══ INFORMATION SUPPLIED
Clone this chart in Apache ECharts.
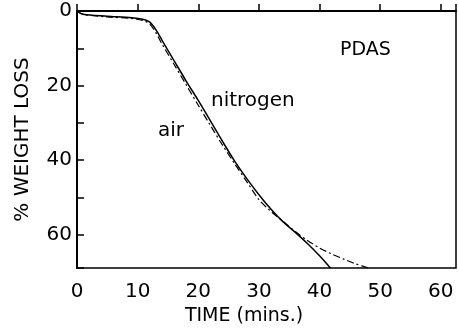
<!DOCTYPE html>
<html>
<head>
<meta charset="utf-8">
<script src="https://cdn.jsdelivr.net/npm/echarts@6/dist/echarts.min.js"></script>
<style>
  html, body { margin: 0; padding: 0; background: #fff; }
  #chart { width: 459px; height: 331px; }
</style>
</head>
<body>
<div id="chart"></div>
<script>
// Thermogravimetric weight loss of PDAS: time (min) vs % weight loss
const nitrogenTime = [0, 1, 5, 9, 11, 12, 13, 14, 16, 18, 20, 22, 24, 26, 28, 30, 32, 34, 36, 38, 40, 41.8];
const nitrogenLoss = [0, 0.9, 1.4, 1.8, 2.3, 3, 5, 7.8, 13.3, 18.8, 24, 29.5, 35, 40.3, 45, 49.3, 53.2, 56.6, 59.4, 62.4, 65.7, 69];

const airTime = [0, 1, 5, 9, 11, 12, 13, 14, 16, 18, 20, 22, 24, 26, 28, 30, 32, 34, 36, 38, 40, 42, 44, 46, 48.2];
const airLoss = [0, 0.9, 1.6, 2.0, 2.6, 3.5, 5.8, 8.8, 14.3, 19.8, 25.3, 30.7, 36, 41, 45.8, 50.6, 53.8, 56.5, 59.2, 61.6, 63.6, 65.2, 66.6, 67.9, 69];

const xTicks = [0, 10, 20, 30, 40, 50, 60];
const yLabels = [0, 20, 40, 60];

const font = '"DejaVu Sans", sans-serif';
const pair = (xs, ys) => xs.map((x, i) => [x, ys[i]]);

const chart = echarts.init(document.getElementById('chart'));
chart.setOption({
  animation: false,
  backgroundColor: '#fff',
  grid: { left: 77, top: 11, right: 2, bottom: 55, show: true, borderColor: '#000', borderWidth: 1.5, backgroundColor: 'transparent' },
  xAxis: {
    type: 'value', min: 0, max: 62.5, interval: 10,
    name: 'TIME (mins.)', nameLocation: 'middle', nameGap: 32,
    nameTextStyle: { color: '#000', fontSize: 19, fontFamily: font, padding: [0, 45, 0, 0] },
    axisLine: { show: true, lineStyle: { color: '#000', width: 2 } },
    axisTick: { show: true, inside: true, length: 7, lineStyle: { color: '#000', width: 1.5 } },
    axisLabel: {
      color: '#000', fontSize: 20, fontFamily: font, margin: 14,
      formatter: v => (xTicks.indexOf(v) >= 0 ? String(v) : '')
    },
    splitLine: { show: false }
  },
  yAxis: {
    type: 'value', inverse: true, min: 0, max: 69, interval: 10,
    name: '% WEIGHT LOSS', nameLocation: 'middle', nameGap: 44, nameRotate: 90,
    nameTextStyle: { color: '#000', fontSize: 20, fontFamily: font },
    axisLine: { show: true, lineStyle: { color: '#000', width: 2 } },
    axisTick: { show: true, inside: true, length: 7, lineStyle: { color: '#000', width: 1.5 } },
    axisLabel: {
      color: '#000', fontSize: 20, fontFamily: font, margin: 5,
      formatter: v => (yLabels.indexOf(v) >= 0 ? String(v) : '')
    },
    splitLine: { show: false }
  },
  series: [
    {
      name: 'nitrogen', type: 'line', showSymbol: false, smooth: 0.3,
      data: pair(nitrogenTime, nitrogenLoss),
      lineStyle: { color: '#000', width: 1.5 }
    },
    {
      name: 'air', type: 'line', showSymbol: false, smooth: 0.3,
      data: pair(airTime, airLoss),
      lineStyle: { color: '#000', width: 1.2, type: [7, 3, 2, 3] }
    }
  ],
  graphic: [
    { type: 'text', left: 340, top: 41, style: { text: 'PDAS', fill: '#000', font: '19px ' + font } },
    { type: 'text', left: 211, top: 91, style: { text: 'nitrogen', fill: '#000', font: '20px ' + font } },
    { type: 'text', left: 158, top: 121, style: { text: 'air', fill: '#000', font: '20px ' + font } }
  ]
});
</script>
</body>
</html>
════
Write out exactly the opening lines of the data, stopping after the line that holds "const pair = (xs, ys)". Exclude pictures.

Clone this chart in Apache ECharts.
<!DOCTYPE html>
<html>
<head>
<meta charset="utf-8">
<script src="https://cdn.jsdelivr.net/npm/echarts@6/dist/echarts.min.js"></script>
<style>
  html, body { margin: 0; padding: 0; background: #fff; }
  #chart { width: 459px; height: 331px; }
</style>
</head>
<body>
<div id="chart"></div>
<script>
// Thermogravimetric weight loss of PDAS: time (min) vs % weight loss
const nitrogenTime = [0, 1, 5, 9, 11, 12, 13, 14, 16, 18, 20, 22, 24, 26, 28, 30, 32, 34, 36, 38, 40, 41.8];
const nitrogenLoss = [0, 0.9, 1.4, 1.8, 2.3, 3, 5, 7.8, 13.3, 18.8, 24, 29.5, 35, 40.3, 45, 49.3, 53.2, 56.6, 59.4, 62.4, 65.7, 69];

const airTime = [0, 1, 5, 9, 11, 12, 13, 14, 16, 18, 20, 22, 24, 26, 28, 30, 32, 34, 36, 38, 40, 42, 44, 46, 48.2];
const airLoss = [0, 0.9, 1.6, 2.0, 2.6, 3.5, 5.8, 8.8, 14.3, 19.8, 25.3, 30.7, 36, 41, 45.8, 50.6, 53.8, 56.5, 59.2, 61.6, 63.6, 65.2, 66.6, 67.9, 69];

const xTicks = [0, 10, 20, 30, 40, 50, 60];
const yLabels = [0, 20, 40, 60];

const font = '"DejaVu Sans", sans-serif';
const pair = (xs, ys) => xs.map((x, i) => [x, ys[i]]);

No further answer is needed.